Traveler Safety Tips for Darker, Rainy Months

Fall has arrived in the northwest bringing rainy weather and shorter days. Statistically, there are more collisions during the darker and wetter months of the year. Seattle is actively working to raise safety awareness and improve safety on our streets through Vision Zero, the citywide plan to end traffic deaths and serious injuries by 2030. The Seattle Department of Transportation is sharing some important safety tips for everyone as they travel the streets of Seattle this fall and winter.

Fall Collage

TOP TIPS FOR SAFER TRAVELING:

Focus on the Road

Distracted driving incidents have more than tripled since 2011. People driving need to pay attention and put the phone away when they get in the car. That call or text can wait.

Make Smart Choices

Taking personal responsibility on our streets means not driving impaired—which remains the single biggest contributing factor to fatalities.

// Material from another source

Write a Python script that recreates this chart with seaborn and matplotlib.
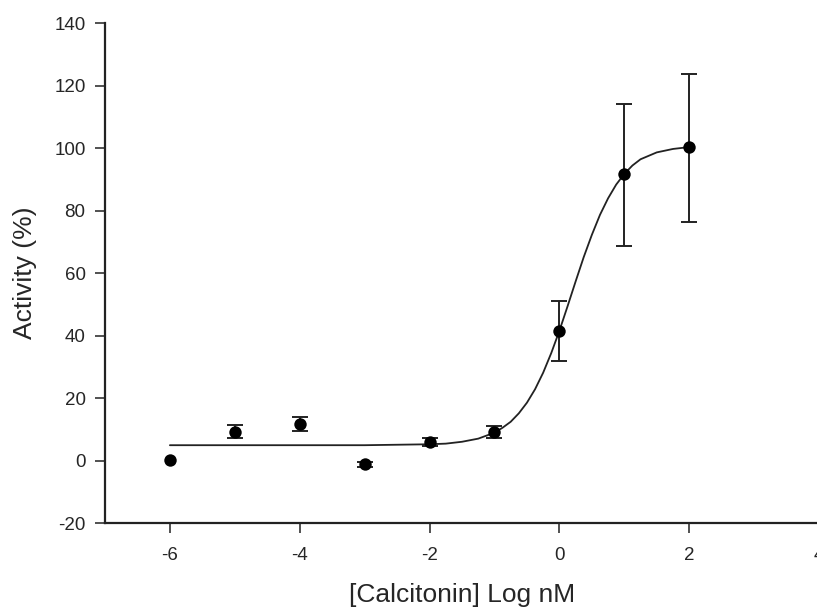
import pandas as pd
import matplotlib
matplotlib.use("Agg")
import matplotlib.pyplot as plt
import seaborn as sns

# measured points (log nM vs % activity) with error bars
log_conc = [-6, -5, -4, -3, -2, -1, 0, 1, 2]
activity = [0.2, 9.2, 11.6, -1.2, 6.0, 9.2, 41.5, 91.7, 100.2]
err_low = [0.0, 2.1, 2.3, 0.8, 1.2, 1.9, 9.7, 23.1, 23.8]
err_high = [0.0, 2.1, 2.3, 0.8, 1.2, 1.9, 9.5, 22.5, 23.5]

# fitted curve
curve_x = [-6, -5, -4, -3, -2, -1.75, -1.5, -1.25, -1, -0.875, -0.75, -0.625,
           -0.5, -0.375, -0.25, -0.125, 0, 0.125, 0.25, 0.375, 0.5, 0.625,
           0.75, 0.875, 1, 1.125, 1.25, 1.5, 1.75, 2]
curve_y = [4.9, 4.9, 4.9, 4.9, 5.2, 5.4, 6.0, 7.0, 8.9, 10.5, 12.4, 15.1,
           18.5, 22.8, 28.1, 34.4, 41.5, 49.3, 57.3, 65.1, 72.2, 78.6,
           83.9, 88.3, 91.7, 94.4, 96.4, 98.6, 99.7, 100.3]

x_ticks = [-6, -4, -2, 0, 2, 4]
y_ticks = [-20, 0, 20, 40, 60, 80, 100, 120, 140]

pts = pd.DataFrame({"x": log_conc, "y": activity, "lo": err_low, "hi": err_high})
fit = pd.DataFrame({"x": curve_x, "y": curve_y})
bars = pts[(pts["lo"] > 0) | (pts["hi"] > 0)]

sns.set_theme(style="ticks")
plt.rcParams["font.family"] = ["Liberation Sans", "DejaVu Sans"]
plt.rcParams["axes.unicode_minus"] = False

fig = plt.figure(figsize=(8.17, 6.12), dpi=100)
ax = fig.add_axes([0.1285, 0.1454, 0.874, 0.817])

sns.lineplot(data=fit, x="x", y="y", ax=ax, color="#222222", lw=1.3)
ax.errorbar(bars["x"], bars["y"], yerr=[bars["lo"], bars["hi"]], fmt="none",
            ecolor="#222222", elinewidth=1.4, capsize=6, capthick=1.4)
sns.scatterplot(data=pts, x="x", y="y", ax=ax, color="black", s=80,
                edgecolor="black", linewidth=0, zorder=5)

ax.set_xlim(-7, 4)
ax.set_ylim(-20, 140)
ax.set_xticks(x_ticks)
ax.set_yticks(y_ticks)
ax.set_xlabel("[Calcitonin] Log nM", fontsize=19, labelpad=14)
ax.set_ylabel("Activity (%)", fontsize=19, labelpad=12)
ax.tick_params(labelsize=13.5, length=7, width=1.1, color="#222222")
ax.tick_params(axis="x", pad=10)
ax.tick_params(axis="y", pad=7)
for s in ["left", "bottom"]:
    ax.spines[s].set_linewidth(1.6)
    ax.spines[s].set_color("#222222")
sns.despine(ax=ax)

fig.savefig("out.png", dpi=100)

If you’ve had too much to drink, park it, cab it, take transit or use a rideshare service such as Uber or Lyft.

Slow Down

  • The laws of physics tell us that higher speeds result in more crashes, injuries, and deaths: When a person who is walking is hit by a car traveling 40 miles per hour, that person has a 10 percent chance of survival. Those are not good odds.
  • The good news is that, if we slow traffic down a little, something remarkable happens: When a person who is walking is hit by a car travelling 20 miles per hour, the survival rate jumps to 90 percent.

See and Be Seen

People driving need to pay extra attention. People walking and biking need to make sure they are visible. The best way to do this is to wear reflectors or bright colored clothing. If you’re riding a bike, use lights and reflective stickers. And remember, drivers are required to stop for pedestrians in the crosswalk, whether it is marked or unmarked.